PROBLEM DETAILS
All the data should be repeated exactly. Any image in it is left out.

·····

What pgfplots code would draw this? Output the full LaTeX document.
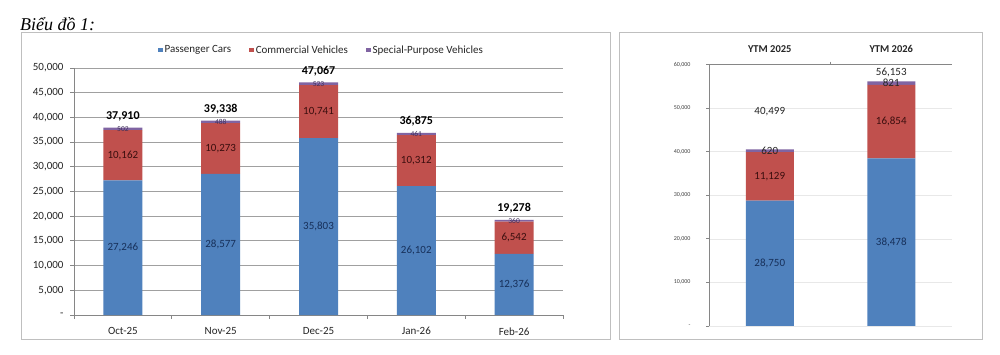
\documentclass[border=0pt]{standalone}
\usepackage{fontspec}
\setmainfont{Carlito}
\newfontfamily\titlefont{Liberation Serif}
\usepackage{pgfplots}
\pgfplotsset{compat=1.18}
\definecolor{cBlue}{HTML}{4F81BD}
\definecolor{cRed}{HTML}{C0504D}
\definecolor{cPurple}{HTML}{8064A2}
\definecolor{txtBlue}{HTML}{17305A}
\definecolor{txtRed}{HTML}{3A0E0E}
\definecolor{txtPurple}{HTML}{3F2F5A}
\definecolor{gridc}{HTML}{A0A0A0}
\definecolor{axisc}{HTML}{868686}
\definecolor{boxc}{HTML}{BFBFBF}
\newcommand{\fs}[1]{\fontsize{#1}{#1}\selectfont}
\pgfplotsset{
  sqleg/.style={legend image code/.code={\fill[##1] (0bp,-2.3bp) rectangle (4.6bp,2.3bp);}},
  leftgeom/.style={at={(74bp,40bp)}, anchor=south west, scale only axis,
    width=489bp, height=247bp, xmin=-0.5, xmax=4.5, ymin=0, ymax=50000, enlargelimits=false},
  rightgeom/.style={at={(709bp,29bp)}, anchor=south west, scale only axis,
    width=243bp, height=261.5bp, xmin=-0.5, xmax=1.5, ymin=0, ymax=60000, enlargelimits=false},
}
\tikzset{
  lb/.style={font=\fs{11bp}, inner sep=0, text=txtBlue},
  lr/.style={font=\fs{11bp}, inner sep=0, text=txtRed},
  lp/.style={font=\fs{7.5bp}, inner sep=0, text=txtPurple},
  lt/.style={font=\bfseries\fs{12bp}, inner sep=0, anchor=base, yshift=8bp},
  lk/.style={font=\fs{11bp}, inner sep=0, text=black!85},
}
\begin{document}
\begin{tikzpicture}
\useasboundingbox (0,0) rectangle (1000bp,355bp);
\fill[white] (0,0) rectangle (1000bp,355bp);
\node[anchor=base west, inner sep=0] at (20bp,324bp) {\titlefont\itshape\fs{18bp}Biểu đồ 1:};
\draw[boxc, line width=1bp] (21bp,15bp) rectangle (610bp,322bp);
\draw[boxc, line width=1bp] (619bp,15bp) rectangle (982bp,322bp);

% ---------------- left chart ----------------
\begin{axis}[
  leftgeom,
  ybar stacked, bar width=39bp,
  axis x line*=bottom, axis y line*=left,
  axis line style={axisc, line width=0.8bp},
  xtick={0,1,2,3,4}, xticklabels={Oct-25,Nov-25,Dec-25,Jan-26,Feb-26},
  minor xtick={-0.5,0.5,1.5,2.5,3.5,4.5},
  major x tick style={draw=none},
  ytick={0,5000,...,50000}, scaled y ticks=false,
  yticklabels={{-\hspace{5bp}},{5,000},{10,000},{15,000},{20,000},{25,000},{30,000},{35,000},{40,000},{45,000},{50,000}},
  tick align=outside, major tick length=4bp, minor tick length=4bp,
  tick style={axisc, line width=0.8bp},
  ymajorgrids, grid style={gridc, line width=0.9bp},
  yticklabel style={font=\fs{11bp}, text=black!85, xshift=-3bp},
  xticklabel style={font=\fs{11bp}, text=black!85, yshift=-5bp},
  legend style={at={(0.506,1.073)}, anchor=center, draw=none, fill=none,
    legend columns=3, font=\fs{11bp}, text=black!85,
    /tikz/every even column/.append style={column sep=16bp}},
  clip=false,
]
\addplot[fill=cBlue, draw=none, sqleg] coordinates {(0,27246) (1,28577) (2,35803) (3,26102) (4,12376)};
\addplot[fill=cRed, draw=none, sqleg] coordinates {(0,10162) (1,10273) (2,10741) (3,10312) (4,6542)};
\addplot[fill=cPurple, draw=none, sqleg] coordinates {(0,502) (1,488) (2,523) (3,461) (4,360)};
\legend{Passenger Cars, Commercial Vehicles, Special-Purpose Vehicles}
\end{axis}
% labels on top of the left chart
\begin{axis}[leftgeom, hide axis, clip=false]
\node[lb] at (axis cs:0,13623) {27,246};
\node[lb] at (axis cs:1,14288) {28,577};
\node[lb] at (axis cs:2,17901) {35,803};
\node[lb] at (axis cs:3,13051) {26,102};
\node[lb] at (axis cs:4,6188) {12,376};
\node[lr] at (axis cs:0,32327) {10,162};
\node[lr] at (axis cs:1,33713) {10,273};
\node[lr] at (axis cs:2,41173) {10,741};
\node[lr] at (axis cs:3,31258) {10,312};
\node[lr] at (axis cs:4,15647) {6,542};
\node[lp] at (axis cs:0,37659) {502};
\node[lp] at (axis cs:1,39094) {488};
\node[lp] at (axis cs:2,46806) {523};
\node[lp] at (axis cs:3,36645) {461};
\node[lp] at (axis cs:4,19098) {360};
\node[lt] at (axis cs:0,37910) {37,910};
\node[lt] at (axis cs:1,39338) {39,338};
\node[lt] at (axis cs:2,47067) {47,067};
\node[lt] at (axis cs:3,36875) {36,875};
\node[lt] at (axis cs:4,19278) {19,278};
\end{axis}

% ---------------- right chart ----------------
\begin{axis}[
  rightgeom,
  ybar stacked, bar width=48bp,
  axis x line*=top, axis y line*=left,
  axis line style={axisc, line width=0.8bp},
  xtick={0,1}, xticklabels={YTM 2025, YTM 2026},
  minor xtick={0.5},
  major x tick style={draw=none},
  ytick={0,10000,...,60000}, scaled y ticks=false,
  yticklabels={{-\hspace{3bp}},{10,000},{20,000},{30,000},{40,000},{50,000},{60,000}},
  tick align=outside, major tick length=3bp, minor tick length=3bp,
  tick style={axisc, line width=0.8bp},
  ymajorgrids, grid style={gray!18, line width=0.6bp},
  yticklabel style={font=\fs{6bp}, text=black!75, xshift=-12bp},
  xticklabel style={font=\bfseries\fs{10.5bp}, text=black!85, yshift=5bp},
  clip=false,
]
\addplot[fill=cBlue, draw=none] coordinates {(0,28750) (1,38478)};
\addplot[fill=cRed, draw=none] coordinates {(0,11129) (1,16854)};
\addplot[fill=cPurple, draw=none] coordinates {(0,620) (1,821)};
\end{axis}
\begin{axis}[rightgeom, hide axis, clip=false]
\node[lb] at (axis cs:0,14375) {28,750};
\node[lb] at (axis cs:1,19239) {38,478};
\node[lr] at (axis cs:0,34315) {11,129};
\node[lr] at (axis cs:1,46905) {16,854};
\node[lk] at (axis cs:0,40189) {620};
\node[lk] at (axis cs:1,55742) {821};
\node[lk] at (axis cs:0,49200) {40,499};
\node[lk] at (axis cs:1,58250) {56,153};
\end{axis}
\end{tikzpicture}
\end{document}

·····

FULL SOLUTION
What pgfplots code would draw this? Output the full LaTeX document.
\documentclass[border=0pt]{standalone}
\usepackage{fontspec}
\setmainfont{Carlito}
\newfontfamily\titlefont{Liberation Serif}
\usepackage{pgfplots}
\pgfplotsset{compat=1.18}
\definecolor{cBlue}{HTML}{4F81BD}
\definecolor{cRed}{HTML}{C0504D}
\definecolor{cPurple}{HTML}{8064A2}
\definecolor{txtBlue}{HTML}{17305A}
\definecolor{txtRed}{HTML}{3A0E0E}
\definecolor{txtPurple}{HTML}{3F2F5A}
\definecolor{gridc}{HTML}{A0A0A0}
\definecolor{axisc}{HTML}{868686}
\definecolor{boxc}{HTML}{BFBFBF}
\newcommand{\fs}[1]{\fontsize{#1}{#1}\selectfont}
\pgfplotsset{
  sqleg/.style={legend image code/.code={\fill[##1] (0bp,-2.3bp) rectangle (4.6bp,2.3bp);}},
  leftgeom/.style={at={(74bp,40bp)}, anchor=south west, scale only axis,
    width=489bp, height=247bp, xmin=-0.5, xmax=4.5, ymin=0, ymax=50000, enlargelimits=false},
  rightgeom/.style={at={(709bp,29bp)}, anchor=south west, scale only axis,
    width=243bp, height=261.5bp, xmin=-0.5, xmax=1.5, ymin=0, ymax=60000, enlargelimits=false},
}
\tikzset{
  lb/.style={font=\fs{11bp}, inner sep=0, text=txtBlue},
  lr/.style={font=\fs{11bp}, inner sep=0, text=txtRed},
  lp/.style={font=\fs{7.5bp}, inner sep=0, text=txtPurple},
  lt/.style={font=\bfseries\fs{12bp}, inner sep=0, anchor=base, yshift=8bp},
  lk/.style={font=\fs{11bp}, inner sep=0, text=black!85},
}
\begin{document}
\begin{tikzpicture}
\useasboundingbox (0,0) rectangle (1000bp,355bp);
\fill[white] (0,0) rectangle (1000bp,355bp);
\node[anchor=base west, inner sep=0] at (20bp,324bp) {\titlefont\itshape\fs{18bp}Biểu đồ 1:};
\draw[boxc, line width=1bp] (21bp,15bp) rectangle (610bp,322bp);
\draw[boxc, line width=1bp] (619bp,15bp) rectangle (982bp,322bp);

% ---------------- left chart ----------------
\begin{axis}[
  leftgeom,
  ybar stacked, bar width=39bp,
  axis x line*=bottom, axis y line*=left,
  axis line style={axisc, line width=0.8bp},
  xtick={0,1,2,3,4}, xticklabels={Oct-25,Nov-25,Dec-25,Jan-26,Feb-26},
  minor xtick={-0.5,0.5,1.5,2.5,3.5,4.5},
  major x tick style={draw=none},
  ytick={0,5000,...,50000}, scaled y ticks=false,
  yticklabels={{-\hspace{5bp}},{5,000},{10,000},{15,000},{20,000},{25,000},{30,000},{35,000},{40,000},{45,000},{50,000}},
  tick align=outside, major tick length=4bp, minor tick length=4bp,
  tick style={axisc, line width=0.8bp},
  ymajorgrids, grid style={gridc, line width=0.9bp},
  yticklabel style={font=\fs{11bp}, text=black!85, xshift=-3bp},
  xticklabel style={font=\fs{11bp}, text=black!85, yshift=-5bp},
  legend style={at={(0.506,1.073)}, anchor=center, draw=none, fill=none,
    legend columns=3, font=\fs{11bp}, text=black!85,
    /tikz/every even column/.append style={column sep=16bp}},
  clip=false,
]
\addplot[fill=cBlue, draw=none, sqleg] coordinates {(0,27246) (1,28577) (2,35803) (3,26102) (4,12376)};
\addplot[fill=cRed, draw=none, sqleg] coordinates {(0,10162) (1,10273) (2,10741) (3,10312) (4,6542)};
\addplot[fill=cPurple, draw=none, sqleg] coordinates {(0,502) (1,488) (2,523) (3,461) (4,360)};
\legend{Passenger Cars, Commercial Vehicles, Special-Purpose Vehicles}
\end{axis}
% labels on top of the left chart
\begin{axis}[leftgeom, hide axis, clip=false]
\node[lb] at (axis cs:0,13623) {27,246};
\node[lb] at (axis cs:1,14288) {28,577};
\node[lb] at (axis cs:2,17901) {35,803};
\node[lb] at (axis cs:3,13051) {26,102};
\node[lb] at (axis cs:4,6188) {12,376};
\node[lr] at (axis cs:0,32327) {10,162};
\node[lr] at (axis cs:1,33713) {10,273};
\node[lr] at (axis cs:2,41173) {10,741};
\node[lr] at (axis cs:3,31258) {10,312};
\node[lr] at (axis cs:4,15647) {6,542};
\node[lp] at (axis cs:0,37659) {502};
\node[lp] at (axis cs:1,39094) {488};
\node[lp] at (axis cs:2,46806) {523};
\node[lp] at (axis cs:3,36645) {461};
\node[lp] at (axis cs:4,19098) {360};
\node[lt] at (axis cs:0,37910) {37,910};
\node[lt] at (axis cs:1,39338) {39,338};
\node[lt] at (axis cs:2,47067) {47,067};
\node[lt] at (axis cs:3,36875) {36,875};
\node[lt] at (axis cs:4,19278) {19,278};
\end{axis}

% ---------------- right chart ----------------
\begin{axis}[
  rightgeom,
  ybar stacked, bar width=48bp,
  axis x line*=top, axis y line*=left,
  axis line style={axisc, line width=0.8bp},
  xtick={0,1}, xticklabels={YTM 2025, YTM 2026},
  minor xtick={0.5},
  major x tick style={draw=none},
  ytick={0,10000,...,60000}, scaled y ticks=false,
  yticklabels={{-\hspace{3bp}},{10,000},{20,000},{30,000},{40,000},{50,000},{60,000}},
  tick align=outside, major tick length=3bp, minor tick length=3bp,
  tick style={axisc, line width=0.8bp},
  ymajorgrids, grid style={gray!18, line width=0.6bp},
  yticklabel style={font=\fs{6bp}, text=black!75, xshift=-12bp},
  xticklabel style={font=\bfseries\fs{10.5bp}, text=black!85, yshift=5bp},
  clip=false,
]
\addplot[fill=cBlue, draw=none] coordinates {(0,28750) (1,38478)};
\addplot[fill=cRed, draw=none] coordinates {(0,11129) (1,16854)};
\addplot[fill=cPurple, draw=none] coordinates {(0,620) (1,821)};
\end{axis}
\begin{axis}[rightgeom, hide axis, clip=false]
\node[lb] at (axis cs:0,14375) {28,750};
\node[lb] at (axis cs:1,19239) {38,478};
\node[lr] at (axis cs:0,34315) {11,129};
\node[lr] at (axis cs:1,46905) {16,854};
\node[lk] at (axis cs:0,40189) {620};
\node[lk] at (axis cs:1,55742) {821};
\node[lk] at (axis cs:0,49200) {40,499};
\node[lk] at (axis cs:1,58250) {56,153};
\end{axis}
\end{tikzpicture}
\end{document}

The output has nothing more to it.